The capitals of Kyrgyzstan and Uzbekistan as well as Kazakhstan’s economic hub Almaty suffered power cuts at around lunchtime on Tuesday, with media and officials reporting that the blackouts had extended far into the provinces of the three countries.
The grids of the three ex-Soviet republics are interconnected and linked – via Kazakhstan – to the Russian power grid which they can use to cover unexpected shortages.
But Kazakhstan’s North-South power line, which links densely populated southern Kazakhstan and its two neighbours to major power stations in northern Kazakhstan and the Russian network, was disconnected on Tuesday morning due to “emergency imbalances” in the Central Asian part of the grid, KEGOS, Kazakhstan’s national electricity provider, said.
Restarting power plants
Authorities in Uzbekistan and Kyrgyzstan said they were restarting power plants after emergency shutdowns and would initially remain disconnected from the Central Asian grid.
Uzbekistan’s energy ministry said in a statement on its official Telegram channel that the power outage had been triggered by an accident in Kazakhstan’s power grid.
“As a result of a major accident in the power grids of the Republic of Kazakhstan, there was a power outage in the (southern Kazakh) cities of Almaty, Shymkent, Taras, Turkestan (regions) and adjacent areas,” the statement said.
“The Uzbek power grid, which is connected to the Unified Power Grid, was damaged as a result of an accident that led to sudden changes in voltage and frequency on 530 lines from Kazakhstan,” it added.
A spokesman for Kyrgyzstan’s energy ministry told AFP by telephone that power had failed “due to an accident in the regional energy grid”.
Russian news agency RIA Novosti reported that the airport in Almaty, where the power cut did not affect the whole city, was continuing to work normally, but that Tashkent’s airport had stopped receiving flights due to the power outage.

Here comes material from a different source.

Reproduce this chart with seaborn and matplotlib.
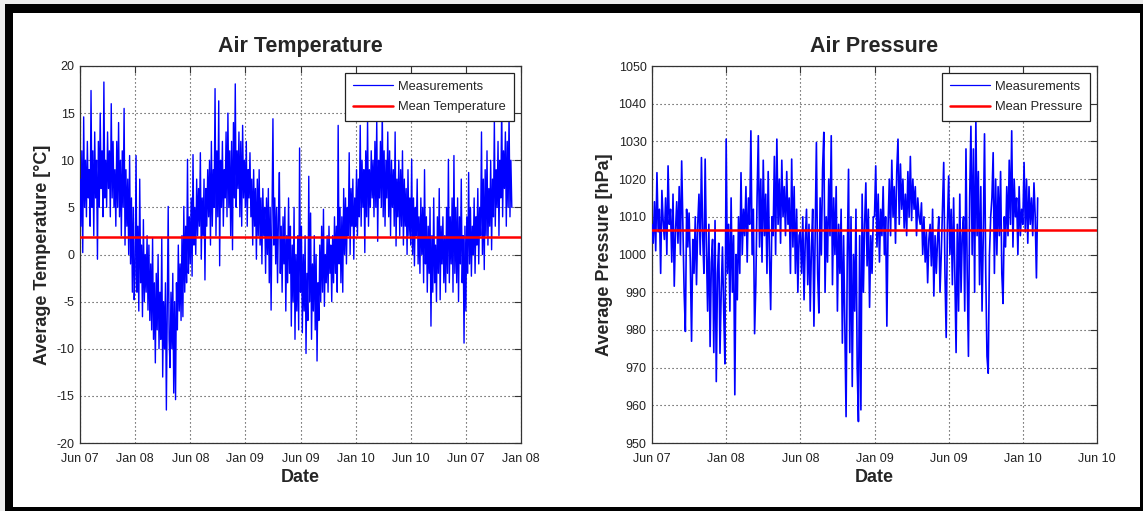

Tashkent’s metro, the largest in the region, had also ceased working, an AFP correspondent noted, adding that tap water was barely running.
Bishkek’s airport was working at reduced capacity, local website 24.kg reported, citing the airport’s management.
‘Crypto power use’
Central Asian countries have seen their grids burdened by a summer drought that affected hydropower capacity in Kyrgyzstan and by a boom in cryptocurrency mining in the region, especially in Kazakhstan.
The growth of cryptocurrency mining in Kazakhstan was linked in part to a de facto ban on the practice in next-door China, and a spike in prices for volatile cryptocurrencies such as Bitcoin in the second half of last year.
Southern Kazakhstan, which traditionally endures energy deficits and relies on supplies from the electricity-rich north of the country, was especially affected by the influx.